A new affordable and eco-friendly community in Orange County, North Carolina, just got its first residents, and they're already in love with the house, CBS 17 reported.
As of December 2023, Martha and Ken Williams are the first to complete and move into their home in Array Sustainable Living, a 54-acre community with a focus on environmentally friendly construction.
"It's exciting and heartwarming to see how much they love it and how much they want to be here," Jodi Bakst, a developer and realtor involved in the project, told CBS.
The Williams' home and the other planned houses in the neighborhood were designed with features that lower energy usage, saving the residents money and reducing their impact on the Earth.
For example, the houses feature thicker walls, built using 2x6 lumber instead of the traditional 2x4. That means there's more room for heavy-duty installation, which means the house stays at a comfortable temperature with less work from an air conditioner or furnace — just like this incredible passive house in Texas.
The design also incorporates more efficient appliances and fixtures, including a heat pump water heater, Energy Star-rated appliances, and LED light bulbs, CBS explained. All of these were chosen because they use less energy than traditional alternatives.
Perhaps best of all, the house comes already equipped with enough solar power to meet all its own energy needs, achieving net zero energy usage, according to CBS.
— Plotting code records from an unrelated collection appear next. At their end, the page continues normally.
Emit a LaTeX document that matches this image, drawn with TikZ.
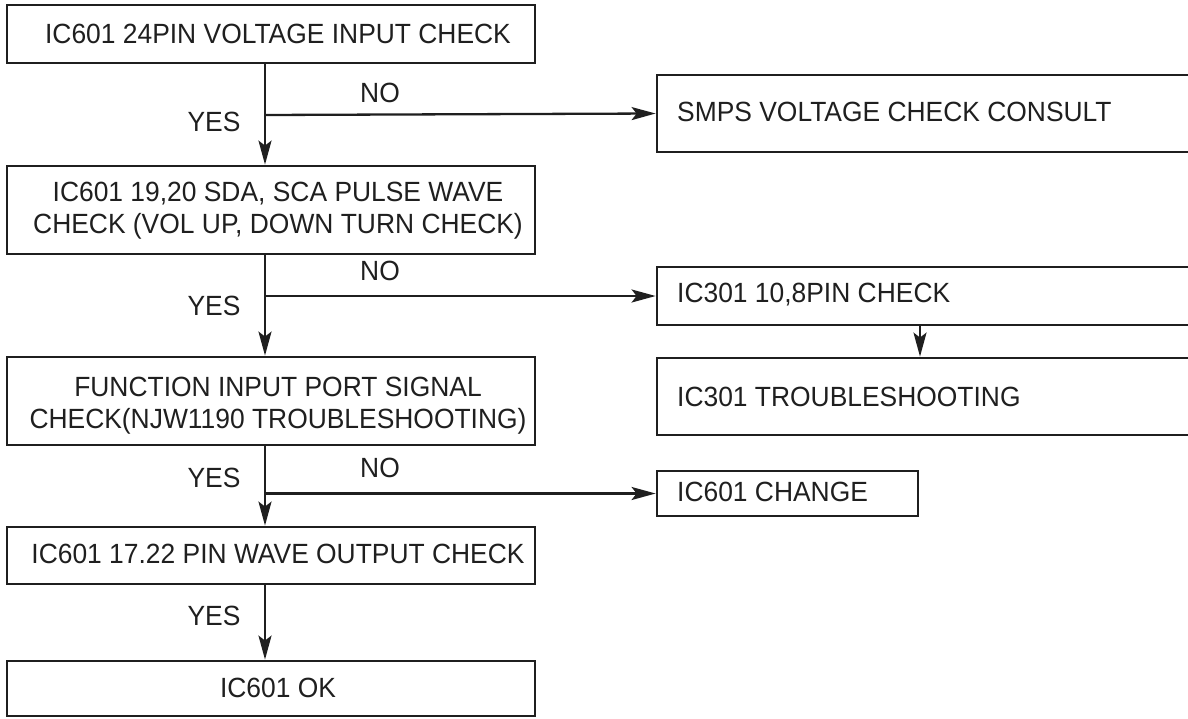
\documentclass[tikz,border=0pt]{standalone}
\usepackage{fontspec}
\setmainfont[FakeStretch=0.95]{Liberation Sans}
\usetikzlibrary{arrows.meta}
\begin{document}
\begin{tikzpicture}[x=1pt,y=-1pt,
  box/.style={draw=black!88, line width=2.8pt, rectangle, inner sep=0pt},
  txt/.style={inner sep=0pt, font=\fontsize{27.8}{32}\selectfont, text=black!88, align=center},
  ltxt/.style={inner sep=0pt, font=\fontsize{27.8}{32}\selectfont, text=black!88, anchor=west},
  conn/.style={draw=black!88, line width=2.3pt},
  arr/.style={conn, -{Stealth[length=24pt,width=13pt,inset=5pt]}}]
\useasboundingbox (0,0) rectangle (1188,718);
\clip (0,0) rectangle (1188,718);
% left column boxes
\node[box, minimum width=528pt, minimum height=58pt] (b1) at (271,34) {};
\node[txt] (t1) at (278,34) {IC601 24PIN VOLTAGE INPUT CHECK};
\node[box, minimum width=528pt, minimum height=88pt] (b3) at (271,210) {};
\node[txt] (t3) at (278,211) {IC601 19,20 SDA, SCA PULSE WAVE\\CHECK (VOL UP, DOWN TURN CHECK)};
\node[box, minimum width=528pt, minimum height=88pt] (b6) at (271,401) {};
\node[txt] (t6) at (278,406) {FUNCTION INPUT PORT SIGNAL\\CHECK(NJW1190 TROUBLESHOOTING)};
\node[box, minimum width=528pt, minimum height=57pt] (b8) at (271,555.5) {};
\node[txt] (t8) at (278,554) {IC601 17.22 PIN WAVE OUTPUT CHECK};
\node[box, minimum width=528pt, minimum height=55pt] (b9) at (271,688.5) {};
\node[txt] (t9) at (278,688) {IC601 OK};
% right column boxes
\node[box, minimum width=543pt, minimum height=77pt] (b2) at (928.5,113.5) {};
\node[ltxt] (t2) at (677,112) {SMPS VOLTAGE CHECK CONSULT};
\node[box, minimum width=543pt, minimum height=58pt] (b4) at (928.5,296) {};
\node[ltxt] (t4) at (677,295) {IC301 10,8PIN CHECK};
\node[box, minimum width=543pt, minimum height=77pt] (b5) at (928.5,396.5) {};
\node[ltxt] (t5) at (677,397) {IC301 TROUBLESHOOTING};
\node[box, minimum width=261pt, minimum height=45pt] (b7) at (787.5,493.5) {};
\node[ltxt] (t7) at (677,492) {IC601 CHANGE};
% junctions
\coordinate (j1) at (265,115);
\coordinate (j2) at (265,296);
\coordinate (j3) at (265,493.5);
\coordinate (j4) at (920,0);
% connectors
\draw[arr] (j1 |- b1.south) -- (j1 |- b3.north);
\draw[arr] (j1) -- (b2.west);
\draw[arr] (j2 |- b3.south) -- (j2 |- b6.north);
\draw[arr] (j2) -- (b4.west);
\draw[arr] (j4 |- b4.south) -- (j4 |- b5.north);
\draw[arr] (j3 |- b6.south) -- (j3 |- b8.north);
\draw[arr] (j3) -- (b7.west);
\draw[arr] (j3 |- b8.south) -- (j3 |- b9.north);
% labels
\node[txt] (no1) at (380,93) {NO};
\node[txt] (yes1) at (214,122) {YES};
\node[txt] (no2) at (380,271) {NO};
\node[txt] (yes2) at (214,306) {YES};
\node[txt] (no3) at (380,468) {NO};
\node[txt] (yes3) at (214,478) {YES};
\node[txt] (yes4) at (214,616) {YES};
\end{tikzpicture}
\end{document}
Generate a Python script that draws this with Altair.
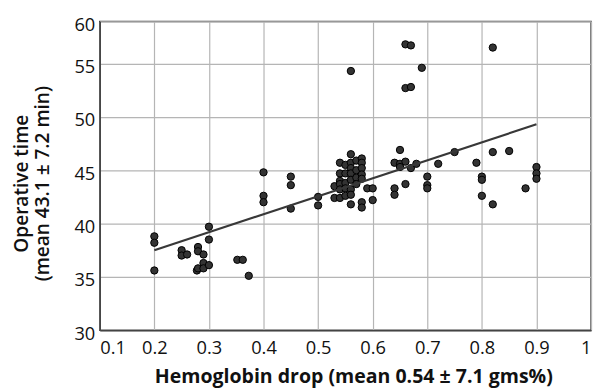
import altair as alt
import pandas as pd

hb_drop = [0.2, 0.2, 0.2, 0.25, 0.25, 0.26, 0.278, 0.28, 0.28, 0.28, 0.29, 0.29, 0.29,
           0.3, 0.3, 0.3, 0.352, 0.362, 0.373, 0.4, 0.4, 0.4,
           0.45, 0.45, 0.45, 0.5, 0.5, 0.53, 0.53,
           0.54, 0.54, 0.54, 0.54, 0.54, 0.54,
           0.55, 0.55, 0.55, 0.55, 0.55,
           0.56, 0.56, 0.56, 0.56, 0.56, 0.56, 0.56, 0.56, 0.56,
           0.57, 0.57, 0.57, 0.57,
           0.58, 0.58, 0.58, 0.58, 0.58, 0.58, 0.58,
           0.59, 0.6, 0.6, 0.64, 0.64, 0.64, 0.65, 0.65, 0.65,
           0.66, 0.66, 0.66, 0.66, 0.67, 0.67, 0.67, 0.68, 0.69,
           0.7, 0.7, 0.7, 0.72, 0.75, 0.79, 0.8, 0.8, 0.8,
           0.82, 0.82, 0.82, 0.85, 0.88, 0.9, 0.9, 0.9]
op_time = [38.8, 38.2, 35.6, 37.5, 37.0, 37.1, 35.6, 37.8, 37.4, 35.8, 37.1, 36.3, 35.8,
           39.7, 38.5, 36.1, 36.6, 36.6, 35.1, 44.8, 42.6, 42.0,
           44.4, 43.6, 41.4, 42.5, 41.7, 43.5, 42.4,
           45.7, 44.7, 44.0, 43.7, 43.2, 42.4,
           45.5, 44.7, 43.8, 43.3, 42.6,
           54.3, 46.5, 45.7, 45.2, 44.7, 44.1, 43.2, 42.7, 41.8,
           45.9, 45.0, 44.3, 43.7,
           46.1, 45.7, 45.2, 44.6, 44.2, 42.0, 41.5,
           43.3, 43.3, 42.2, 45.7, 43.3, 42.7, 46.9, 45.6, 45.3,
           56.8, 52.7, 45.8, 43.7, 56.7, 52.8, 45.2, 45.6, 54.6,
           44.4, 43.6, 43.3, 45.6, 46.7, 45.7, 44.4, 44.1, 42.6,
           56.5, 46.7, 41.8, 46.8, 43.3, 45.3, 44.7, 44.2]

fit_x = [0.2, 0.9]
fit_y = [37.5, 49.3]

x_ticks = [0.1, 0.2, 0.3, 0.4, 0.5, 0.6, 0.7, 0.8, 0.9, 1.0]
# the reference's top border carries the "60" label, although it sits ~59 on the gridline scale
y_top = 58.95
y_ticks = [30, 35, 40, 45, 50, 55, y_top]

pts = pd.DataFrame({"x": hb_drop, "y": op_time})
fit = pd.DataFrame({"x": fit_x, "y": fit_y})

FONT = "Open Sans"

xenc = alt.X("x:Q", scale=alt.Scale(domain=[0.1, 1.0], nice=False),
             axis=alt.Axis(values=x_ticks, format="~g", titleX=257,
                           title="Hemoglobin drop (mean 0.54 ± 7.1 gms%)"))
yenc = alt.Y("y:Q", scale=alt.Scale(domain=[30, y_top], nice=False),
             axis=alt.Axis(values=y_ticks, titleY=164,
                           labelExpr="datum.value > 58 ? '60' : datum.label",
                           title=["Operative time", "(mean 43.1 ± 7.2 min)"]))

points = alt.Chart(pts).mark_circle(size=55, color="#333333", opacity=1,
                                    stroke="#000000", strokeWidth=1).encode(x=xenc, y=yenc)
line = alt.Chart(fit).mark_line(color="#383838", strokeWidth=2.2).encode(x="x:Q", y="y:Q")

chart = alt.layer(points, line).properties(
    width=498, height=313,
    autosize=alt.AutoSizeParams(type="none"),
    padding={"left": 93, "top": 11, "right": 4, "bottom": 57},
).configure_view(
    stroke="#444444", strokeWidth=1.5
).configure_axis(
    grid=True, gridColor="#b5b5b5", gridWidth=1.2,
    domain=True, domainColor="#444444", domainWidth=1.5,
    ticks=False, labelFont=FONT, labelFontSize=18.5, labelColor="#111111",
    titleFont=FONT, titleColor="#111111",
).configure_axisX(
    labelPadding=9, titlePadding=10, titleFontSize=19.8, titleFontWeight="bold"
).configure_axisY(
    labelPadding=5, labelOffset=3, titlePadding=22, titleLineHeight=21,
    titleFontSize=19.3, titleFontWeight=600
)

chart.save("out.html", embed_options={"renderer": "svg", "actions": False})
The benefit of all this efficiency is that it saves the owners money while protecting the environment. Using more energy from the grid means causing more pollution since much of the electricity generated in the U.S. comes from coal and other dirty energy sources. Gas appliances are even worse since they generate heat-trapping air pollution directly.
By lowering the home's energy usage as much as possible and powering it all with non-polluting solar panels, an efficient home like this one eliminates the owner's power bill and keeps tons of pollution out of the air. Those savings over the lifetime of the home more than outweigh the 6% increase in building costs — 4% to install solar and 2% for everything else.
As the Williams' future neighbor Harini Rajagopalan told CBS, "We are very concerned about what climate warming is doing to the planet, and so we don't want to be part of that contribution."